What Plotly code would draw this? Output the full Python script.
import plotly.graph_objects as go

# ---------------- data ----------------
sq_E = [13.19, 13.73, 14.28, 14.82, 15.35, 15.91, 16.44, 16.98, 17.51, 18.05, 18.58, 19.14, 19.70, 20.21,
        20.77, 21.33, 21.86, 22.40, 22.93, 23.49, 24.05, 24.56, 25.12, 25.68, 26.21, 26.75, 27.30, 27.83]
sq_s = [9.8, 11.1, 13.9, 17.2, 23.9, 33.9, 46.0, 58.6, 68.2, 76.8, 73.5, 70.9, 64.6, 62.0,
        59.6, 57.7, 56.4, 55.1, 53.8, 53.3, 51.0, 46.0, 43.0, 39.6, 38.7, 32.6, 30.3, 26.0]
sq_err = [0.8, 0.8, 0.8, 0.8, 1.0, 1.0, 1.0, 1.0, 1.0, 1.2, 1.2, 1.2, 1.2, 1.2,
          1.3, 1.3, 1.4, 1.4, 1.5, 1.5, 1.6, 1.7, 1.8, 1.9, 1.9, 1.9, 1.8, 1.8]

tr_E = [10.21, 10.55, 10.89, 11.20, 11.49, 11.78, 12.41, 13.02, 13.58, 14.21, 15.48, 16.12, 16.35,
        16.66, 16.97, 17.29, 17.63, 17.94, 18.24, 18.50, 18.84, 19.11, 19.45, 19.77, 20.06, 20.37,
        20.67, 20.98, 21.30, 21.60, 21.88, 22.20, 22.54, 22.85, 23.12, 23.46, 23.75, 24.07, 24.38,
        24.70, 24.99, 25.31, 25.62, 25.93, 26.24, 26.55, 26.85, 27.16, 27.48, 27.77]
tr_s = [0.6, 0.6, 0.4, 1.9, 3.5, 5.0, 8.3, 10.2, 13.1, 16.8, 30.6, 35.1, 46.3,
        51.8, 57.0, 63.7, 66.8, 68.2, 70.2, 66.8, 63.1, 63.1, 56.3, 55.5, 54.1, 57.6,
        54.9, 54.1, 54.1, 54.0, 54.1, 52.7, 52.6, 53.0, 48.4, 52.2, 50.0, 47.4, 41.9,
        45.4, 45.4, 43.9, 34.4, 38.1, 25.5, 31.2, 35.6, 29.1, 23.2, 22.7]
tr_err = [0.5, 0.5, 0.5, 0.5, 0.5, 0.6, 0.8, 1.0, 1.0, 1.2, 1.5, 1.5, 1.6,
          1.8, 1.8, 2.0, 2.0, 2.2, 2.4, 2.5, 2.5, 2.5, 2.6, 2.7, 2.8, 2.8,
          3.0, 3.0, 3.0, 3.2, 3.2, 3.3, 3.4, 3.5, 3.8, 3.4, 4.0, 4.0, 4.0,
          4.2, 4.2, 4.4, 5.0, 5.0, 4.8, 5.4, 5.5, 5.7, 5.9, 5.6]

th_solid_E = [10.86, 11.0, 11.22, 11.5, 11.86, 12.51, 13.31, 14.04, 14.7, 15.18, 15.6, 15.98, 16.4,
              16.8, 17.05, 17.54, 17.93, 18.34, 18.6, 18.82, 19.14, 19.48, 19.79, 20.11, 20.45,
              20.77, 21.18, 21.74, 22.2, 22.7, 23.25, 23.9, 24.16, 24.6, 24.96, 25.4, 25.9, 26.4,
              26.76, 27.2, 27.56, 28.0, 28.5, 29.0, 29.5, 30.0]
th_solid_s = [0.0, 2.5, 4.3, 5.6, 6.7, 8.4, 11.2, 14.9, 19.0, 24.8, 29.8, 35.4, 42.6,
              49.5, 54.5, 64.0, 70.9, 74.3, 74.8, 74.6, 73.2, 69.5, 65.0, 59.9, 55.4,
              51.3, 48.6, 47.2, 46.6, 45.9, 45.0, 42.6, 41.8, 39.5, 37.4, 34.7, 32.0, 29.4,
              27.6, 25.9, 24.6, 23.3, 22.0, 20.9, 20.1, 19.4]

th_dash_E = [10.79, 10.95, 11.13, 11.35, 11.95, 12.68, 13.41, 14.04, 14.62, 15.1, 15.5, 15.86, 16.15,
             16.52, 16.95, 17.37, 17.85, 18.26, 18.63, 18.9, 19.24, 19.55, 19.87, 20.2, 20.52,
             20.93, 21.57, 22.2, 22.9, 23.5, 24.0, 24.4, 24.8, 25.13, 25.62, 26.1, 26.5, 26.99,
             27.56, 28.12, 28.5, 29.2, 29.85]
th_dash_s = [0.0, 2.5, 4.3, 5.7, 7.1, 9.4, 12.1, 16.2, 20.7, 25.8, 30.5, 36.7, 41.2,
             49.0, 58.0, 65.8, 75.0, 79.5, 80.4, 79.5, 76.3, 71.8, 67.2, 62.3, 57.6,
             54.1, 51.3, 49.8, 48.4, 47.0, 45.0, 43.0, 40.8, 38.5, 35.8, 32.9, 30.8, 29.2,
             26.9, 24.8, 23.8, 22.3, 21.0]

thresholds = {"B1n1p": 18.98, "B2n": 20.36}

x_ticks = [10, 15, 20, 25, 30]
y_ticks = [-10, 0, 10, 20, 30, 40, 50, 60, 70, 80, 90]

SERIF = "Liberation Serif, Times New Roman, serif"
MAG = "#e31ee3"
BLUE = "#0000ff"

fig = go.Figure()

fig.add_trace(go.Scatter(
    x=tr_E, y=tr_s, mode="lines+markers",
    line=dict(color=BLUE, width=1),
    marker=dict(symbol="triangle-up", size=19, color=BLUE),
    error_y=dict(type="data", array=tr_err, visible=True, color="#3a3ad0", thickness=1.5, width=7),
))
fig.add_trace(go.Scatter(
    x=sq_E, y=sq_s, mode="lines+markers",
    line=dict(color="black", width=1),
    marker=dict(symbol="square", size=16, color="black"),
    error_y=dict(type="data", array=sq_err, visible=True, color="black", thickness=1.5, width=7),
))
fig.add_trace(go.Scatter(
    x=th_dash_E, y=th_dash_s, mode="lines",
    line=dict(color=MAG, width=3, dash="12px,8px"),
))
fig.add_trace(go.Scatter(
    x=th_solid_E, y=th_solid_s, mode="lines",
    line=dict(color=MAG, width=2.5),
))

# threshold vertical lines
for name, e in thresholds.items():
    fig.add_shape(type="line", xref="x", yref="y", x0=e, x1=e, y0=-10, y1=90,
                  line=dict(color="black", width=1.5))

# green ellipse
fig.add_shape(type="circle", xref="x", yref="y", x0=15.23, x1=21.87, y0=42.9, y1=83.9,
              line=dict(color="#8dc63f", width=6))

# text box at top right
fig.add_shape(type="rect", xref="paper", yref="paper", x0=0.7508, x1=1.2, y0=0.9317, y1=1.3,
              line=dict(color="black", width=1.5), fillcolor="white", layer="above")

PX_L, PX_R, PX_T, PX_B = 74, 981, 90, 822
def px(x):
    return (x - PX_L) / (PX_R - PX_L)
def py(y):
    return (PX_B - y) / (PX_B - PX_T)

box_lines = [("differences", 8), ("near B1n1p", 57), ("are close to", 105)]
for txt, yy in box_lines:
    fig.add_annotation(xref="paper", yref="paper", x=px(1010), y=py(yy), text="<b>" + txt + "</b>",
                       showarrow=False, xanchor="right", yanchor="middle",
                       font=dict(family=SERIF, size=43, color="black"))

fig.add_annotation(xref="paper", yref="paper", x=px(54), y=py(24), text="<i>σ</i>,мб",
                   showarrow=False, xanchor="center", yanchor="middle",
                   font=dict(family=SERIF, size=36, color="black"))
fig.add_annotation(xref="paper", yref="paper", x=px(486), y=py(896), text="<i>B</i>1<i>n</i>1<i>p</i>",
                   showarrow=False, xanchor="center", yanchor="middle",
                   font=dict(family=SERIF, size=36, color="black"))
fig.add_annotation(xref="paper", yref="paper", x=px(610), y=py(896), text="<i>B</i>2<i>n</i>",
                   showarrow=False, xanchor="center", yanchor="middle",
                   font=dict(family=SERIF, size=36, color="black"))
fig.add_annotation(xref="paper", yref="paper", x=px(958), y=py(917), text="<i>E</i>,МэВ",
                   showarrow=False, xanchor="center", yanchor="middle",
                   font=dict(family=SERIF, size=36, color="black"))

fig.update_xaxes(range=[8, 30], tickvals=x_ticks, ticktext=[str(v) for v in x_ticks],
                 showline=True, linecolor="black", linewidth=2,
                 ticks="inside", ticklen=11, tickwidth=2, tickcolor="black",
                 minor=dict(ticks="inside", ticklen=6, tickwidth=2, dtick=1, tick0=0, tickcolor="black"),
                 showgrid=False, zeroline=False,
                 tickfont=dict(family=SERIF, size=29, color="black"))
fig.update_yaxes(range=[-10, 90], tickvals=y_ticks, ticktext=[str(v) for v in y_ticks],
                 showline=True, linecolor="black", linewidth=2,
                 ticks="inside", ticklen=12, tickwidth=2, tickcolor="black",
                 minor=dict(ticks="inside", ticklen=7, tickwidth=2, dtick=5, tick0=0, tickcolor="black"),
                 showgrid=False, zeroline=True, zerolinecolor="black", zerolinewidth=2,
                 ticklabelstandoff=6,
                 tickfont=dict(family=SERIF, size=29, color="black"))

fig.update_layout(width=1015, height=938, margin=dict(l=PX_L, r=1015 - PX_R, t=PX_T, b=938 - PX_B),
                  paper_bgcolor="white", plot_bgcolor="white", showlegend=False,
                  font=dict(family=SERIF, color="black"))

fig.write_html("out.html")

------------

DESCRIPTION OF THE TASK - Each line from the top of the material above through the line with "import plotly.graph_objects as go" must be echoed exactly, and no other line.

RESPONSE TO THIS TASK -
What Plotly code would draw this? Output the full Python script.
import plotly.graph_objects as go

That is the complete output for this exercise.